Republican Roots

Neal Gabler has an interesting opinion piece in the Los Angeles Times tracing the roots of modern Republican electoral success not back to Goldwater, as the story often goes, but instead to the vicious scapegoating of McCarthy.

In a way, Goldwater was less a fulfillment of McCarthy conservatism than a slight diversion from it. Goldwater was ideological — an economic individualist. He hated government more than he loved winning, and though he was certainly not above using the McCarthy appeal to resentment or accusing his opponents of socialism, he lacked McCarthy’s blood- lust. McCarthy’s real heir was Nixon, who mainstreamed McCarthyism in 1968 by substituting liberals, youth and minorities for communists and intellectuals, and fueling resentments as McCarthy had. In his 1972 reelection, playing relentlessly on those resentments, Nixon effectively disassembled the old Roosevelt coalition, peeling off Catholics, evangelicals and working-class Democrats, and changed American politics far more than Goldwater ever would.
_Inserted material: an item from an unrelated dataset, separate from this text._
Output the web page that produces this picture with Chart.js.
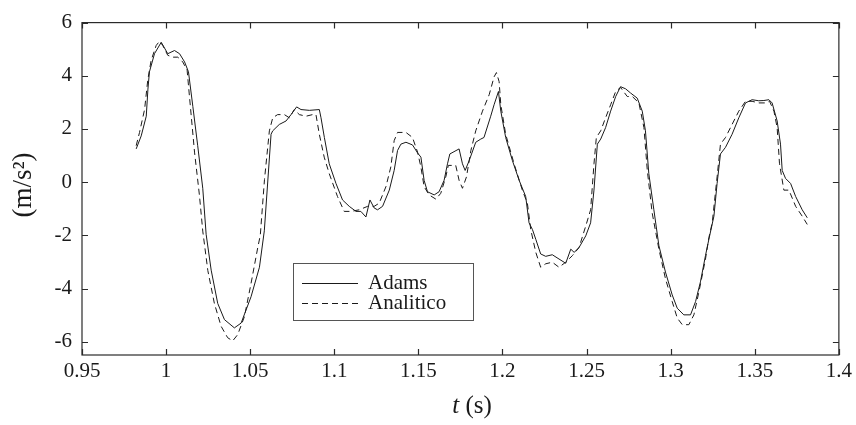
<!DOCTYPE html>
<html>
<head>
<meta charset="utf-8">
<script src="https://cdn.jsdelivr.net/npm/chart.js@4/dist/chart.umd.min.js"></script>
<style>
  html, body { margin: 0; padding: 0; background: #fff; }
  #wrap { width: 856px; height: 425px; position: relative; }
</style>
</head>
<body>
<div id="wrap"><canvas id="c" width="856" height="425"></canvas></div>
<script>
// ---- Data ----
const adamsT = [0.9822,0.9852,0.9882,0.9892,0.9901,0.9931,0.9971,1.0010,1.0050,1.0080,1.0110,1.0133,1.0159,1.0188,1.0218,1.0238,1.0268,1.0307,1.0347,1.0406,1.0446,1.0505,1.0555,1.0584,1.0624,1.0634,1.0673,1.0713,1.0743,1.0776,1.0802,1.0852,1.0911,1.0921,1.0941,1.0970,1.1010,1.1049,1.1089,1.1129,1.1158,1.1188,1.1212,1.1237,1.1257,1.1287,1.1327,1.1356,1.1376,1.1396,1.1426,1.1465,1.1495,1.1515,1.1534,1.1554,1.1594,1.1623,1.1653,1.1673,1.1687,1.1742,1.1762,1.1778,1.1802,1.1841,1.1871,1.1890,1.1930,1.1950,1.1976,1.1990,1.2019,1.2059,1.2099,1.2138,1.2158,1.2178,1.2198,1.2227,1.2257,1.2296,1.2336,1.2366,1.2376,1.2406,1.2426,1.2455,1.2495,1.2524,1.2544,1.2564,1.2584,1.2613,1.2643,1.2673,1.2702,1.2732,1.2762,1.2801,1.2831,1.2850,1.2870,1.2900,1.2930,1.2969,1.3009,1.3039,1.3078,1.3118,1.3148,1.3177,1.3207,1.3227,1.3257,1.3276,1.3296,1.3326,1.3365,1.3405,1.3445,1.3484,1.3524,1.3554,1.3584,1.3603,1.3633,1.3653,1.3663,1.3683,1.3713,1.3743,1.3782,1.3812];
const adamsV = [1.25,1.74,2.48,3.50,4.15,4.83,5.26,4.83,4.95,4.83,4.52,4.15,2.85,1.37,-0.23,-1.96,-3.31,-4.56,-5.17,-5.48,-5.30,-4.31,-3.20,-1.83,1.80,1.93,2.17,2.30,2.54,2.83,2.73,2.70,2.73,2.42,1.68,0.69,-0.05,-0.67,-0.91,-1.10,-1.10,-1.31,-0.67,-0.97,-1.04,-0.91,-0.30,0.44,1.19,1.43,1.50,1.40,1.10,0.94,0.07,-0.36,-0.48,-0.36,0.07,0.69,1.06,1.25,0.69,0.44,0.81,1.50,1.62,1.68,2.48,2.91,3.41,2.67,1.68,0.81,0.07,-0.54,-1.53,-1.78,-2.15,-2.70,-2.79,-2.73,-2.89,-3.01,-3.05,-2.52,-2.64,-2.46,-2.02,-1.53,-0.30,1.43,1.62,2.05,2.67,3.22,3.59,3.51,3.35,3.16,2.67,1.93,0.32,-1.04,-2.39,-3.38,-4.24,-4.74,-4.99,-4.99,-4.49,-3.75,-2.76,-2.15,-1.28,-0.05,1.06,1.31,1.80,2.42,2.98,3.10,3.06,3.07,3.10,2.98,2.30,1.43,0.44,0.14,-0.05,-0.54,-1.04,-1.34];

const analT = [0.9822,0.9842,0.9872,0.9891,0.9911,0.9941,0.9961,0.9980,1.0010,1.0040,1.0070,1.0099,1.0125,1.0139,1.0169,1.0198,1.0218,1.0248,1.0287,1.0327,1.0366,1.0396,1.0426,1.0466,1.0505,1.0545,1.0560,1.0585,1.0614,1.0634,1.0663,1.0703,1.0733,1.0762,1.0792,1.0832,1.0871,1.0891,1.0911,1.0940,1.0970,1.1019,1.1059,1.1099,1.1148,1.1198,1.1237,1.1267,1.1307,1.1336,1.1356,1.1376,1.1426,1.1465,1.1495,1.1515,1.1534,1.1564,1.1604,1.1633,1.1663,1.1678,1.1722,1.1742,1.1762,1.1786,1.1812,1.1841,1.1881,1.1921,1.1950,1.1964,1.1980,1.1990,1.2019,1.2069,1.2118,1.2148,1.2168,1.2198,1.2227,1.2257,1.2296,1.2336,1.2376,1.2416,1.2455,1.2495,1.2524,1.2544,1.2558,1.2584,1.2613,1.2643,1.2673,1.2702,1.2742,1.2772,1.2811,1.2841,1.2861,1.2890,1.2930,1.2969,1.3009,1.3039,1.3069,1.3108,1.3138,1.3168,1.3207,1.3227,1.3247,1.3276,1.3296,1.3326,1.3365,1.3405,1.3445,1.3484,1.3524,1.3564,1.3588,1.3614,1.3633,1.3647,1.3673,1.3703,1.3743,1.3782,1.3812];
const analV = [1.37,1.87,2.73,3.84,4.58,5.14,5.30,5.14,4.77,4.70,4.70,4.52,4.21,3.22,1.13,-0.48,-1.84,-3.32,-4.56,-5.42,-5.85,-5.97,-5.73,-5.05,-3.81,-2.46,-2.00,0.10,1.93,2.42,2.54,2.54,2.42,2.73,2.54,2.48,2.54,2.54,1.80,0.94,0.32,-0.54,-1.10,-1.10,-1.04,-0.91,-0.91,-0.79,-0.17,0.57,1.56,1.87,1.87,1.68,1.13,0.57,-0.17,-0.48,-0.64,-0.42,0.20,0.63,0.63,0.07,-0.23,0.20,1.19,1.93,2.67,3.29,3.96,4.12,3.78,2.91,1.80,0.69,-0.30,-0.79,-1.78,-2.64,-3.20,-3.07,-3.01,-3.20,-3.01,-2.76,-2.46,-1.65,-1.04,0.69,1.68,1.93,2.42,2.91,3.41,3.56,3.22,3.22,2.98,2.05,0.44,-1.16,-2.52,-3.63,-4.49,-5.11,-5.36,-5.36,-4.99,-4.12,-2.89,-2.09,-1.53,0.20,1.43,1.68,2.17,2.67,3.04,3.04,2.98,2.98,3.04,2.67,2.05,0.69,-0.30,-0.30,-0.91,-1.28,-1.59];

const seriesNames = ['Adams', 'Analitico'];
const xTicks = [0.95,1.0,1.05,1.1,1.15,1.2,1.25,1.3,1.35,1.4];
const yTicks = [-6,-4,-2,0,2,4,6];
const xTitleItalic = 't';
const xTitleRest = ' (s)';
const yTitle = '(m/s²)';

// ---- Chart ----
const SERIF = '"Liberation Serif", "Times New Roman", serif';
const ink = '#1a1a1a';

const framePlugin = {
  id: 'frame',
  afterDraw(chart) {
    const ctx = chart.ctx;
    const a = chart.chartArea;
    const xs = chart.scales.x, ys = chart.scales.y;
    ctx.save();
    ctx.strokeStyle = '#2a2a2a';
    ctx.lineWidth = 1.2;
    ctx.setLineDash([]);
    ctx.strokeRect(a.left, a.top, a.right - a.left, a.bottom - a.top);
    const tl = 6;
    ctx.beginPath();
    xTicks.forEach(v => {
      const px = Math.round(xs.getPixelForValue(v)) + 0.5;
      ctx.moveTo(px, a.bottom); ctx.lineTo(px, a.bottom - tl);
      ctx.moveTo(px, a.top); ctx.lineTo(px, a.top + tl);
    });
    yTicks.forEach(v => {
      const py = Math.round(ys.getPixelForValue(v)) + 0.5;
      ctx.moveTo(a.left, py); ctx.lineTo(a.left + tl, py);
      ctx.moveTo(a.right, py); ctx.lineTo(a.right - tl, py);
    });
    ctx.stroke();

    // Legend box
    const lx = 293.5, ly = 263.5, lw = 180, lh = 57;
    ctx.fillStyle = '#fff';
    ctx.fillRect(lx, ly, lw, lh);
    ctx.strokeStyle = '#555';
    ctx.lineWidth = 1;
    ctx.strokeRect(lx, ly, lw, lh);
    const ds = chart.data.datasets;
    const rows = [283, 303];
    ds.forEach((d, i) => {
      ctx.beginPath();
      ctx.strokeStyle = d.borderColor;
      ctx.lineWidth = d.borderWidth;
      ctx.setLineDash(d.borderDash || []);
      ctx.moveTo(302, rows[i] + 0.5);
      ctx.lineTo(358, rows[i] + 0.5);
      ctx.stroke();
      ctx.setLineDash([]);
      ctx.fillStyle = ink;
      ctx.font = '21px ' + SERIF;
      ctx.textAlign = 'left';
      ctx.textBaseline = 'middle';
      ctx.fillText(d.label, 368, rows[i]);
    });

    // Axis titles
    ctx.fillStyle = ink;
    ctx.textBaseline = 'alphabetic';
    ctx.font = 'italic 25px ' + SERIF;
    const w1 = ctx.measureText(xTitleItalic).width;
    ctx.font = '25px ' + SERIF;
    const w2 = ctx.measureText(xTitleRest).width;
    const cx = 472;
    let sx = cx - (w1 + w2) / 2;
    ctx.font = 'italic 25px ' + SERIF;
    ctx.textAlign = 'left';
    ctx.fillText(xTitleItalic, sx, 413);
    ctx.font = '25px ' + SERIF;
    ctx.fillText(xTitleRest, sx + w1, 413);

    ctx.save();
    ctx.translate(24, 185);
    ctx.rotate(-Math.PI / 2);
    ctx.font = '27px ' + SERIF;
    ctx.textAlign = 'center';
    ctx.textBaseline = 'middle';
    ctx.fillText(yTitle, 0, 0);
    ctx.restore();
    ctx.restore();
  }
};

const toPts = (ts, vs) => ts.map((t, i) => ({ x: t, y: vs[i] }));

function build() {
  new Chart(document.getElementById('c'), {
    type: 'scatter',
    data: {
      datasets: [
        { label: seriesNames[0], data: toPts(adamsT, adamsV), showLine: true,
          borderColor: '#1a1a1a', borderWidth: 1, pointRadius: 0, tension: 0 },
        { label: seriesNames[1], data: toPts(analT, analV), showLine: true,
          borderColor: '#1a1a1a', borderWidth: 1, borderDash: [6, 4], pointRadius: 0, tension: 0 }
      ]
    },
    options: {
      responsive: false,
      animation: false,
      events: [],
      layout: { padding: { top: 16, right: 16, left: 0, bottom: 0 } },
      plugins: { legend: { display: false }, tooltip: { enabled: false } },
      scales: {
        x: {
          type: 'linear', min: 0.95, max: 1.4,
          afterBuildTicks: s => { s.ticks = xTicks.map(v => ({ value: v })); },
          afterFit: s => { s.height = 70; },
          grid: { display: false, drawTicks: false },
          border: { display: false },
          ticks: { color: ink, font: { family: SERIF, size: 21 }, padding: 4,
                   maxRotation: 0, autoSkip: false,
                   callback: v => String(+(+v).toFixed(2)) }
        },
        y: {
          type: 'linear', min: -6.5, max: 6,
          afterBuildTicks: s => { s.ticks = yTicks.map(v => ({ value: v })); },
          afterFit: s => { s.width = 82; },
          grid: { display: false, drawTicks: false },
          border: { display: false },
          ticks: { color: ink, font: { family: SERIF, size: 21 }, padding: 10,
                   autoSkip: false, callback: v => String(v) }
        }
      }
    },
    plugins: [framePlugin]
  });
}

const fontLoads = document.fonts && document.fonts.load
  ? Promise.all([
      document.fonts.load('21px "Liberation Serif"'),
      document.fonts.load('italic 25px "Liberation Serif"')
    ]).catch(() => null)
  : Promise.resolve();
fontLoads.then(build, build);
</script>
</body>
</html>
Today, these former liberals are known as Reagan Democrats, but they were Nixon voters before they were Reagan voters, and they were McCarthy supporters before they were either. A good deal of McCarthy’s support came from Catholics and evangelical Protestants who, along with Southerners, would form the basis of the new conservative coalition. Nixon simply mastered what McCarthy had authored. You demonize the opposition and polarize the electorate to win.

Sarah Palin’s tactics in the past election fell right along these same lines, which is why many of us find her so disgusting. Still, I hope she runs in 2012 because I don’t think she has the knowledge necessary to pull off a sustained smear campaign.